É possível estarmos abertos aos outros e não irmos ao encontro do OUTRO? Racionalmente, sim. É possível respeitar os outros, e inclusive dar por eles a vida, sem falar de “Deus” e negando todo o conteúdo real desta palavra. Contudo, existencialmente, a autêntica abertura aos outros vai sempre mais além de sua realidade concreta. Respeitar realmente os outros inclui a atitude de respeitá-los mesmo que fossem diferentes do que são. Na realidade concreta de cada outro, respeitamos todos os demais. Em cada outro concreto, respeitamos o OUTRO, desconhecido.

Mas também é possível que alguém diga que “crê em Deus” sem estar realmente aberto aos outros. Isto significaria ter ele feito um “Deus” para sua medida, a fim de legitimar ou dissimilar seu fechamento.

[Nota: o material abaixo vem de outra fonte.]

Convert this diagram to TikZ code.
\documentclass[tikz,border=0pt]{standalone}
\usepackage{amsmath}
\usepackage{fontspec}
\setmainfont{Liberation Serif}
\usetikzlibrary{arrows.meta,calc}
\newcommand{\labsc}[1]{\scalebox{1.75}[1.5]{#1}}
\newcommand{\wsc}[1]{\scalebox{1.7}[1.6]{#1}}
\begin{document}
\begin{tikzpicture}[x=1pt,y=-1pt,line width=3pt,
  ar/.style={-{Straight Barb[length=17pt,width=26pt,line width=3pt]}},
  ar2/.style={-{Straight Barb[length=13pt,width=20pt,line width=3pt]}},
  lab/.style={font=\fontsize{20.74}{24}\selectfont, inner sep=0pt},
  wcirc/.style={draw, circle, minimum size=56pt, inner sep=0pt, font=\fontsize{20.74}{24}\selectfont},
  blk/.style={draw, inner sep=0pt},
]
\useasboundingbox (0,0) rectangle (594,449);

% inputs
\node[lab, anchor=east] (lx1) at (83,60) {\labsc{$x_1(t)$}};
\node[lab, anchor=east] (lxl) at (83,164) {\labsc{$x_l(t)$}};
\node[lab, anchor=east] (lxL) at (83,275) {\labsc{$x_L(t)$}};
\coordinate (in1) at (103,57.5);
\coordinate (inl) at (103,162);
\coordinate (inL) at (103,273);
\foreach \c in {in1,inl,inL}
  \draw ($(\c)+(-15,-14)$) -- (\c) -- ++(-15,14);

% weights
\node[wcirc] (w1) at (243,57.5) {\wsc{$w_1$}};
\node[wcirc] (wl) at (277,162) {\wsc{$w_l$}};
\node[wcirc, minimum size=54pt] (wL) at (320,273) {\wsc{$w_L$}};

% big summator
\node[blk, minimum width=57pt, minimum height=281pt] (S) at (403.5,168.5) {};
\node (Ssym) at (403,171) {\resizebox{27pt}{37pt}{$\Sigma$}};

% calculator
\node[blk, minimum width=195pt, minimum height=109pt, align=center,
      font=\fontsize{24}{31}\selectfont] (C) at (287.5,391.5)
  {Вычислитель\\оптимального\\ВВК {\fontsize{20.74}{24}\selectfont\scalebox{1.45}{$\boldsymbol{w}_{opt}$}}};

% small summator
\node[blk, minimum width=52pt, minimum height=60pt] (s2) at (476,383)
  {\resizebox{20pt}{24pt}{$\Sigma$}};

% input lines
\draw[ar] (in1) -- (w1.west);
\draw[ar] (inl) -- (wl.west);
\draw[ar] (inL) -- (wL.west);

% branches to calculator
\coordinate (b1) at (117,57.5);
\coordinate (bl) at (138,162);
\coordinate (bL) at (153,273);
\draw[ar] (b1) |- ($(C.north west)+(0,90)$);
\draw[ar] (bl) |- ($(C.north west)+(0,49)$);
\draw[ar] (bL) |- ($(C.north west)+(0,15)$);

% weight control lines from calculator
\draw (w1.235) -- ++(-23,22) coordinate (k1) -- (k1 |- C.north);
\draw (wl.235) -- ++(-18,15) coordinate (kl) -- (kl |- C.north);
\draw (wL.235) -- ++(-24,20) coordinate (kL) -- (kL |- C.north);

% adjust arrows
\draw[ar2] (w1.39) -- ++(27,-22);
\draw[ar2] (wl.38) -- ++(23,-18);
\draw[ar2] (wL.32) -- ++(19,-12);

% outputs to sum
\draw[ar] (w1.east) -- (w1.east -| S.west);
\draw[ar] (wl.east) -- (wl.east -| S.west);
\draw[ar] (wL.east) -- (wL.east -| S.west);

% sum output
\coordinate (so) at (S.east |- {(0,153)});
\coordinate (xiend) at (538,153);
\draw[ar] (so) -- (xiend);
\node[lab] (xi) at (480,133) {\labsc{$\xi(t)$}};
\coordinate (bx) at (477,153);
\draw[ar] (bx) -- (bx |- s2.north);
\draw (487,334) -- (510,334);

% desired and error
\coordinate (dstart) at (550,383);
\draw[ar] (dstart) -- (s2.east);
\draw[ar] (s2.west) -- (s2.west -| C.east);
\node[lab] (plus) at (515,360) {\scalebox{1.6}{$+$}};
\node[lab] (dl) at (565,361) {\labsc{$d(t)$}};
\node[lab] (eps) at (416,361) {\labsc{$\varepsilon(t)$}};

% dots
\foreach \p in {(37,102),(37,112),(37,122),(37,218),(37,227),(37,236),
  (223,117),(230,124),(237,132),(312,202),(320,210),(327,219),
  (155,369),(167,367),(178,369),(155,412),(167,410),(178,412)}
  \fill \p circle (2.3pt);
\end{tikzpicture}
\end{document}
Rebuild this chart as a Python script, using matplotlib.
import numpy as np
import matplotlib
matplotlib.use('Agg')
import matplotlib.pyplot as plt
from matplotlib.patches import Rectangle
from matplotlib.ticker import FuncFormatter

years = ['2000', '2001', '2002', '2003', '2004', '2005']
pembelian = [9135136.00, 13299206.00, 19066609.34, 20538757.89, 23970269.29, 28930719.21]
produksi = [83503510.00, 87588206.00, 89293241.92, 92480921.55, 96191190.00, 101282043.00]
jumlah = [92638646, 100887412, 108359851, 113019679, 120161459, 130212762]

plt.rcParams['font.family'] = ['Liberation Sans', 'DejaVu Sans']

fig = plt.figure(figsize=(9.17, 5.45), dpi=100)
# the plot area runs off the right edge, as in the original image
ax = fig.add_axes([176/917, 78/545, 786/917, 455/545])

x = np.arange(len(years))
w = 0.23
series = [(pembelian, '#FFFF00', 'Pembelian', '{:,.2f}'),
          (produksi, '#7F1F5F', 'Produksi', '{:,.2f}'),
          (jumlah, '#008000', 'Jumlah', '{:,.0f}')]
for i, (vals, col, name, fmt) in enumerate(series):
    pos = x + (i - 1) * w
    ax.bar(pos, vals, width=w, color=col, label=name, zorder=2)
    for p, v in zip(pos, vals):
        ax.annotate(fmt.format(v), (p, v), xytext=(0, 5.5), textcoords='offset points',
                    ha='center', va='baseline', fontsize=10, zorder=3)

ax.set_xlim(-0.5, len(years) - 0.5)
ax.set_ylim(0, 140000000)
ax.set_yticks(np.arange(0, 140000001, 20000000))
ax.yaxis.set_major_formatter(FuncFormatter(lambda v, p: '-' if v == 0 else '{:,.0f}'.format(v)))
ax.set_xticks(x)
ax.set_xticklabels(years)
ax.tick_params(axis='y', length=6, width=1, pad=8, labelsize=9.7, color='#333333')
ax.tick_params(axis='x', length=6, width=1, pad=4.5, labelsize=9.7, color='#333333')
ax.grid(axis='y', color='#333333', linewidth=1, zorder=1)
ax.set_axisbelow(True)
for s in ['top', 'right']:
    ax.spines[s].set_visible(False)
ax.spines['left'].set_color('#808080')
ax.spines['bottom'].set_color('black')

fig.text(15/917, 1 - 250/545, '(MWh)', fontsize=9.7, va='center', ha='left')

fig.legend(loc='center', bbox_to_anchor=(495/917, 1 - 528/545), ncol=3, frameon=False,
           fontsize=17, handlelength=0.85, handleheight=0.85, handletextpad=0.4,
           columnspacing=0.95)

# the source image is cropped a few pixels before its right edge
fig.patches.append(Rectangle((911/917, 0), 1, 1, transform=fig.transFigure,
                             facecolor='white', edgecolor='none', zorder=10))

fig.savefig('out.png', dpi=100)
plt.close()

Seria um “ídolo”. Na linguagem de nossa pequena história seria um Deus “tapa-buracos”.

Quando uma pessoa diz: “Não creio em Deus”, sinto ternura por ela, porque imagino como sua vida deve ser pesada e opaca. E gostaria de poder lhe dizer: “Pois, eu creio em Deus”, sim, e o sinto como um “vazio” dentro de mim que me permite ser leve, transparente, aberto, livre, dialogante…

É possível que o companheiro ateu responda que também ele se sente leve, transparente, aberto, livre, dialogante… Então, eu saberia que ambos estamos fazendo uma experiência muito parecida, apesar da palavra “Deus”. A dele a exclui como ídolo “tapa-buracos”, e eu a experimento, a acolho e me alegro com ela como “buraco” em minha existência. “Deus” é uma palavra de conteúdo variável. Segundo a linguagem e a atitude profunda de cada um. Se torna sábio o mandamento: Não tomarás o nome de Deus em vão!